Realist artists who specialize in a popular tourist destination not only compete with each other but also with countless postcard snapshots, readily available in numerous convenience stores. There is always a search for the unusual, unfound and untrite. Alan Flattman noted that he regularly takes trips to New Orleans' French Quarter to find "different angles, different perspectives" in the interiors and exteriors of restaurants and bars at different times of the day. Subjects that are dramatically lit and "rainy days with a lot of reflections" help him create more dynamic compositions, and "both seem to be popular with buyers." William Berre, a painter of Western images in Santa Fe, moves from one series of pictures to another -- dotted hills, Western sky, Northern New Mexico churches, fence posts with landscapes behind them -- as a way to "push myself and refresh my perspective."

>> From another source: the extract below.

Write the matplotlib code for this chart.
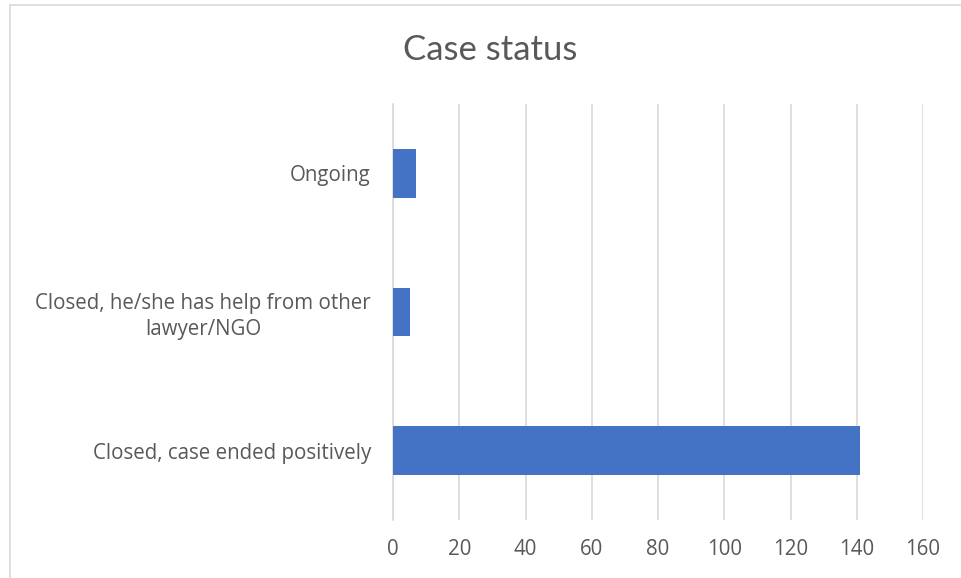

Success in reaching and selling to a particular market, however, also has the potential of placing artists in a bind: Selling principally to nonresidents, they often do not receive direct feedback on their work from collectors and only find out what sells from dealers -- those dealers may only want more of the same rather than an evolving artistic vision; they probably do not want to paint the same image -- or variations on it -- again and again, but low prices require them to be prolific, working from a formula; they also don't wish to lose sales and incur the wrath of a gallery owner by finding different subjects. McAuliffe, for instance, traveled up to Acadia National Park in Maine, where he painted a number of scenes, but Sue Carstenson's response to those works was a clipped "Don't you bring me paintings of Acadia National Park. That's for galleries in Acadia to sell," the artist recalled her saying. McAuliffe looks forward, he noted, "to branching out, but right now I'm just doing what people want."